**Required task:** Images appear in the records below; leave them out and repeat everything else exactly.

**Raw data:**
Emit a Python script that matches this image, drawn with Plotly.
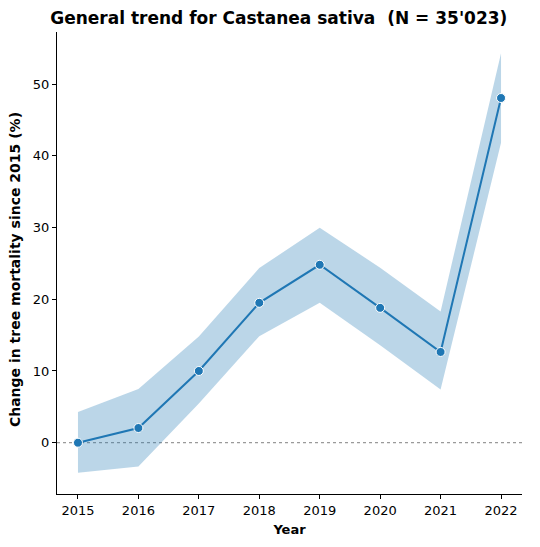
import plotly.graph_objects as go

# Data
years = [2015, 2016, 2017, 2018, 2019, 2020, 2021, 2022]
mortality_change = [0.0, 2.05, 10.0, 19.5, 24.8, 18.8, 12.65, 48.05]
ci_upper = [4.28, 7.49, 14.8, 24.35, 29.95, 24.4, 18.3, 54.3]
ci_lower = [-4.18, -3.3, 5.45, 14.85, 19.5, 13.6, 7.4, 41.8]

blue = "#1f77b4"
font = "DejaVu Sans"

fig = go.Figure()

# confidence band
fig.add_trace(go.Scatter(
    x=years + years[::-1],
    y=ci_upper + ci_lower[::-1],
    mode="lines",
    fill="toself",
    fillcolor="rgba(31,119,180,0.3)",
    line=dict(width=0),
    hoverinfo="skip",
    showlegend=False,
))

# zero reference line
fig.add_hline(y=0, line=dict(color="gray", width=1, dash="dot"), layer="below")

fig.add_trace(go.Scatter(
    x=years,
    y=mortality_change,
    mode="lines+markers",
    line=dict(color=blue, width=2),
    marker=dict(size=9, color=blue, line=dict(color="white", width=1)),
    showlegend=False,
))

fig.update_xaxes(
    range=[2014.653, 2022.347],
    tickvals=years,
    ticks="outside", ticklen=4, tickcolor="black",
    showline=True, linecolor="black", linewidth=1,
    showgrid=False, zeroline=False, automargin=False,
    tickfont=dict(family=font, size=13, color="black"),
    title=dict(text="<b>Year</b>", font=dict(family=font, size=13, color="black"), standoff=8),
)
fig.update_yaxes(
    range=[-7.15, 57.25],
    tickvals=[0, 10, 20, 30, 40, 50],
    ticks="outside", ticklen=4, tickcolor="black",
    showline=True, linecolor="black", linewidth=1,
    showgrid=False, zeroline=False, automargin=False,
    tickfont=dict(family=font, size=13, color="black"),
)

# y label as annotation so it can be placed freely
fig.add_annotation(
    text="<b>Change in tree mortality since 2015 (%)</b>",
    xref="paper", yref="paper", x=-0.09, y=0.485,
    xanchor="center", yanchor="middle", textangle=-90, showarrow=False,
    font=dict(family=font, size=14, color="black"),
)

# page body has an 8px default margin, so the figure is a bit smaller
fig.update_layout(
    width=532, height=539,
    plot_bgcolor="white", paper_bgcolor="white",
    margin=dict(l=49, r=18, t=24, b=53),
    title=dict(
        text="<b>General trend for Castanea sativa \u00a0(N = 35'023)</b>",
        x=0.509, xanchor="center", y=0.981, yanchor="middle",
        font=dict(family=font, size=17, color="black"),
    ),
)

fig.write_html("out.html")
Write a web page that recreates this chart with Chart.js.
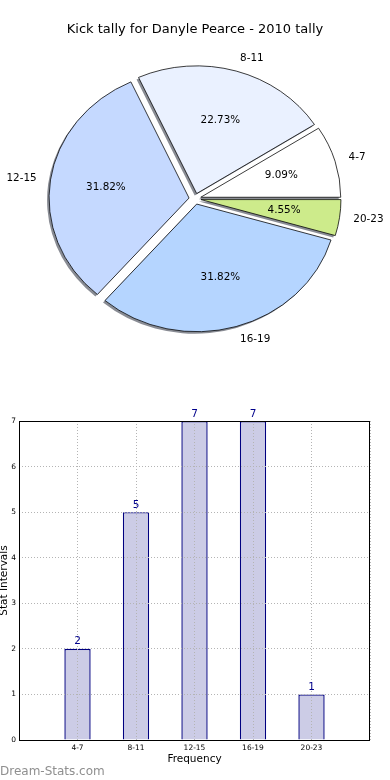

**Solution to the exercise:**
Emit a Python script that matches this image, drawn with Plotly.
import plotly.graph_objects as go

# Data
years = [2015, 2016, 2017, 2018, 2019, 2020, 2021, 2022]
mortality_change = [0.0, 2.05, 10.0, 19.5, 24.8, 18.8, 12.65, 48.05]
ci_upper = [4.28, 7.49, 14.8, 24.35, 29.95, 24.4, 18.3, 54.3]
ci_lower = [-4.18, -3.3, 5.45, 14.85, 19.5, 13.6, 7.4, 41.8]

blue = "#1f77b4"
font = "DejaVu Sans"

fig = go.Figure()

# confidence band
fig.add_trace(go.Scatter(
    x=years + years[::-1],
    y=ci_upper + ci_lower[::-1],
    mode="lines",
    fill="toself",
    fillcolor="rgba(31,119,180,0.3)",
    line=dict(width=0),
    hoverinfo="skip",
    showlegend=False,
))

# zero reference line
fig.add_hline(y=0, line=dict(color="gray", width=1, dash="dot"), layer="below")

fig.add_trace(go.Scatter(
    x=years,
    y=mortality_change,
    mode="lines+markers",
    line=dict(color=blue, width=2),
    marker=dict(size=9, color=blue, line=dict(color="white", width=1)),
    showlegend=False,
))

fig.update_xaxes(
    range=[2014.653, 2022.347],
    tickvals=years,
    ticks="outside", ticklen=4, tickcolor="black",
    showline=True, linecolor="black", linewidth=1,
    showgrid=False, zeroline=False, automargin=False,
    tickfont=dict(family=font, size=13, color="black"),
    title=dict(text="<b>Year</b>", font=dict(family=font, size=13, color="black"), standoff=8),
)
fig.update_yaxes(
    range=[-7.15, 57.25],
    tickvals=[0, 10, 20, 30, 40, 50],
    ticks="outside", ticklen=4, tickcolor="black",
    showline=True, linecolor="black", linewidth=1,
    showgrid=False, zeroline=False, automargin=False,
    tickfont=dict(family=font, size=13, color="black"),
)

# y label as annotation so it can be placed freely
fig.add_annotation(
    text="<b>Change in tree mortality since 2015 (%)</b>",
    xref="paper", yref="paper", x=-0.09, y=0.485,
    xanchor="center", yanchor="middle", textangle=-90, showarrow=False,
    font=dict(family=font, size=14, color="black"),
)

# page body has an 8px default margin, so the figure is a bit smaller
fig.update_layout(
    width=532, height=539,
    plot_bgcolor="white", paper_bgcolor="white",
    margin=dict(l=49, r=18, t=24, b=53),
    title=dict(
        text="<b>General trend for Castanea sativa \u00a0(N = 35'023)</b>",
        x=0.509, xanchor="center", y=0.981, yanchor="middle",
        font=dict(family=font, size=17, color="black"),
    ),
)

fig.write_html("out.html")
Write a web page that recreates this chart with Chart.js.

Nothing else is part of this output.